━━━━━ INFORMATION PROVIDED ━━━━━

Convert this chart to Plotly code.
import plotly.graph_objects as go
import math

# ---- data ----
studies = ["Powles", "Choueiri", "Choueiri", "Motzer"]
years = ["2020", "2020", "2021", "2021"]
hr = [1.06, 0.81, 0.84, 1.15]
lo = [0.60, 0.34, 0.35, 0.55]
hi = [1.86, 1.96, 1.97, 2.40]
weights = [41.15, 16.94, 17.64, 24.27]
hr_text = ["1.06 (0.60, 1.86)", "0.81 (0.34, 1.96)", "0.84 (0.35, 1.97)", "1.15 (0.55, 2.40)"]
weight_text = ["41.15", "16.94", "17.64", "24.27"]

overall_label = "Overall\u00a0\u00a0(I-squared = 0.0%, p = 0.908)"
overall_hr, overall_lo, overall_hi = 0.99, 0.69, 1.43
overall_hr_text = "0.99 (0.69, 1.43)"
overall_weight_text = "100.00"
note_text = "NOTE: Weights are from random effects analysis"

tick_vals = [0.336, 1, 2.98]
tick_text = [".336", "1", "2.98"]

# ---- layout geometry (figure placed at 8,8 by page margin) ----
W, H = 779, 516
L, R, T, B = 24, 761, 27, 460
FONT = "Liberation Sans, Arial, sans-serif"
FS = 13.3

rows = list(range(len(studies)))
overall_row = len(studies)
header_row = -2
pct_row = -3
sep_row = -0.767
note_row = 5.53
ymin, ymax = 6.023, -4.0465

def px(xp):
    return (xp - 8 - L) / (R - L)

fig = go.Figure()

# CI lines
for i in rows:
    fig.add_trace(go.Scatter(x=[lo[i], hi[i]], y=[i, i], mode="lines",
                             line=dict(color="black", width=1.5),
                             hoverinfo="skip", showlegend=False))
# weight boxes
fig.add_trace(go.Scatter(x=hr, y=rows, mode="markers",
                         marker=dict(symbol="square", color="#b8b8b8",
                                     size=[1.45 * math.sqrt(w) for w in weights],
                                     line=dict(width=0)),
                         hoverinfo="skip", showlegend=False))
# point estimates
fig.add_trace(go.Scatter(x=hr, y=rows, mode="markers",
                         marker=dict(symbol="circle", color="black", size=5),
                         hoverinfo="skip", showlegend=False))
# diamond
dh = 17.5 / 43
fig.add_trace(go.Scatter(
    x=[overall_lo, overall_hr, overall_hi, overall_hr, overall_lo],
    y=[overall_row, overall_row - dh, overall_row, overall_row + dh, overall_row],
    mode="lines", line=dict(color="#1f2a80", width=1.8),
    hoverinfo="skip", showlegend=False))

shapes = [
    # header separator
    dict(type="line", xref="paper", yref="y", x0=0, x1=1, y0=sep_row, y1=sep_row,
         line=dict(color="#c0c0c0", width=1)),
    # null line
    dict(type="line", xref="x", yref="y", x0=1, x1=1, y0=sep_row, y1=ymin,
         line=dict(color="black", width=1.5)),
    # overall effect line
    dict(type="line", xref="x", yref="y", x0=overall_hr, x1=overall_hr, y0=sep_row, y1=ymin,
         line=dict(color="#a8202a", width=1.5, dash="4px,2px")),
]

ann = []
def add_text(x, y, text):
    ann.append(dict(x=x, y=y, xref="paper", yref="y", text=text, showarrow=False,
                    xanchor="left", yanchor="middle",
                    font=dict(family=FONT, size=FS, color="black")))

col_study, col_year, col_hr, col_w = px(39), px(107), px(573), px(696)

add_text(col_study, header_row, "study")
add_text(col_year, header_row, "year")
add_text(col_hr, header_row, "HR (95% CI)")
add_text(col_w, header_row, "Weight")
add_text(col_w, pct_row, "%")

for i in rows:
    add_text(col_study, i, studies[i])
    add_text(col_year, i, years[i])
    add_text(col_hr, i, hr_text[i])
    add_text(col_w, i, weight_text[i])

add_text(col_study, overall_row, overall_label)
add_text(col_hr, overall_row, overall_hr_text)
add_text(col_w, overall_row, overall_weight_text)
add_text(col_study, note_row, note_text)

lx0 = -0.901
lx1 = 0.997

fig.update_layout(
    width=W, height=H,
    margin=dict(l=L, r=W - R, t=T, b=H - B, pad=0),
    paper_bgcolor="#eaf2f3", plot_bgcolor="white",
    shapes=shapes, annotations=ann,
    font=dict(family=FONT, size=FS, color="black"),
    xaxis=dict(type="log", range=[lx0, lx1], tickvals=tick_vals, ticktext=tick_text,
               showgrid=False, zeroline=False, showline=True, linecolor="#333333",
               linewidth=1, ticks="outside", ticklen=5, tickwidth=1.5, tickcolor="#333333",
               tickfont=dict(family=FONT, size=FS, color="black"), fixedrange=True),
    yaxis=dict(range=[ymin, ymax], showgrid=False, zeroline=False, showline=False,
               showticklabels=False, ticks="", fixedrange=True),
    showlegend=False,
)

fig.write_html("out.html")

━━━━━

**GOAL:**
Reproduce the entire listing word for word.

**ANSWER IN FULL:**
Convert this chart to Plotly code.
import plotly.graph_objects as go
import math

# ---- data ----
studies = ["Powles", "Choueiri", "Choueiri", "Motzer"]
years = ["2020", "2020", "2021", "2021"]
hr = [1.06, 0.81, 0.84, 1.15]
lo = [0.60, 0.34, 0.35, 0.55]
hi = [1.86, 1.96, 1.97, 2.40]
weights = [41.15, 16.94, 17.64, 24.27]
hr_text = ["1.06 (0.60, 1.86)", "0.81 (0.34, 1.96)", "0.84 (0.35, 1.97)", "1.15 (0.55, 2.40)"]
weight_text = ["41.15", "16.94", "17.64", "24.27"]

overall_label = "Overall\u00a0\u00a0(I-squared = 0.0%, p = 0.908)"
overall_hr, overall_lo, overall_hi = 0.99, 0.69, 1.43
overall_hr_text = "0.99 (0.69, 1.43)"
overall_weight_text = "100.00"
note_text = "NOTE: Weights are from random effects analysis"

tick_vals = [0.336, 1, 2.98]
tick_text = [".336", "1", "2.98"]

# ---- layout geometry (figure placed at 8,8 by page margin) ----
W, H = 779, 516
L, R, T, B = 24, 761, 27, 460
FONT = "Liberation Sans, Arial, sans-serif"
FS = 13.3

rows = list(range(len(studies)))
overall_row = len(studies)
header_row = -2
pct_row = -3
sep_row = -0.767
note_row = 5.53
ymin, ymax = 6.023, -4.0465

def px(xp):
    return (xp - 8 - L) / (R - L)

fig = go.Figure()

# CI lines
for i in rows:
    fig.add_trace(go.Scatter(x=[lo[i], hi[i]], y=[i, i], mode="lines",
                             line=dict(color="black", width=1.5),
                             hoverinfo="skip", showlegend=False))
# weight boxes
fig.add_trace(go.Scatter(x=hr, y=rows, mode="markers",
                         marker=dict(symbol="square", color="#b8b8b8",
                                     size=[1.45 * math.sqrt(w) for w in weights],
                                     line=dict(width=0)),
                         hoverinfo="skip", showlegend=False))
# point estimates
fig.add_trace(go.Scatter(x=hr, y=rows, mode="markers",
                         marker=dict(symbol="circle", color="black", size=5),
                         hoverinfo="skip", showlegend=False))
# diamond
dh = 17.5 / 43
fig.add_trace(go.Scatter(
    x=[overall_lo, overall_hr, overall_hi, overall_hr, overall_lo],
    y=[overall_row, overall_row - dh, overall_row, overall_row + dh, overall_row],
    mode="lines", line=dict(color="#1f2a80", width=1.8),
    hoverinfo="skip", showlegend=False))

shapes = [
    # header separator
    dict(type="line", xref="paper", yref="y", x0=0, x1=1, y0=sep_row, y1=sep_row,
         line=dict(color="#c0c0c0", width=1)),
    # null line
    dict(type="line", xref="x", yref="y", x0=1, x1=1, y0=sep_row, y1=ymin,
         line=dict(color="black", width=1.5)),
    # overall effect line
    dict(type="line", xref="x", yref="y", x0=overall_hr, x1=overall_hr, y0=sep_row, y1=ymin,
         line=dict(color="#a8202a", width=1.5, dash="4px,2px")),
]

ann = []
def add_text(x, y, text):
    ann.append(dict(x=x, y=y, xref="paper", yref="y", text=text, showarrow=False,
                    xanchor="left", yanchor="middle",
                    font=dict(family=FONT, size=FS, color="black")))

col_study, col_year, col_hr, col_w = px(39), px(107), px(573), px(696)

add_text(col_study, header_row, "study")
add_text(col_year, header_row, "year")
add_text(col_hr, header_row, "HR (95% CI)")
add_text(col_w, header_row, "Weight")
add_text(col_w, pct_row, "%")

for i in rows:
    add_text(col_study, i, studies[i])
    add_text(col_year, i, years[i])
    add_text(col_hr, i, hr_text[i])
    add_text(col_w, i, weight_text[i])

add_text(col_study, overall_row, overall_label)
add_text(col_hr, overall_row, overall_hr_text)
add_text(col_w, overall_row, overall_weight_text)
add_text(col_study, note_row, note_text)

lx0 = -0.901
lx1 = 0.997

fig.update_layout(
    width=W, height=H,
    margin=dict(l=L, r=W - R, t=T, b=H - B, pad=0),
    paper_bgcolor="#eaf2f3", plot_bgcolor="white",
    shapes=shapes, annotations=ann,
    font=dict(family=FONT, size=FS, color="black"),
    xaxis=dict(type="log", range=[lx0, lx1], tickvals=tick_vals, ticktext=tick_text,
               showgrid=False, zeroline=False, showline=True, linecolor="#333333",
               linewidth=1, ticks="outside", ticklen=5, tickwidth=1.5, tickcolor="#333333",
               tickfont=dict(family=FONT, size=FS, color="black"), fixedrange=True),
    yaxis=dict(range=[ymin, ymax], showgrid=False, zeroline=False, showline=False,
               showticklabels=False, ticks="", fixedrange=True),
    showlegend=False,
)

fig.write_html("out.html")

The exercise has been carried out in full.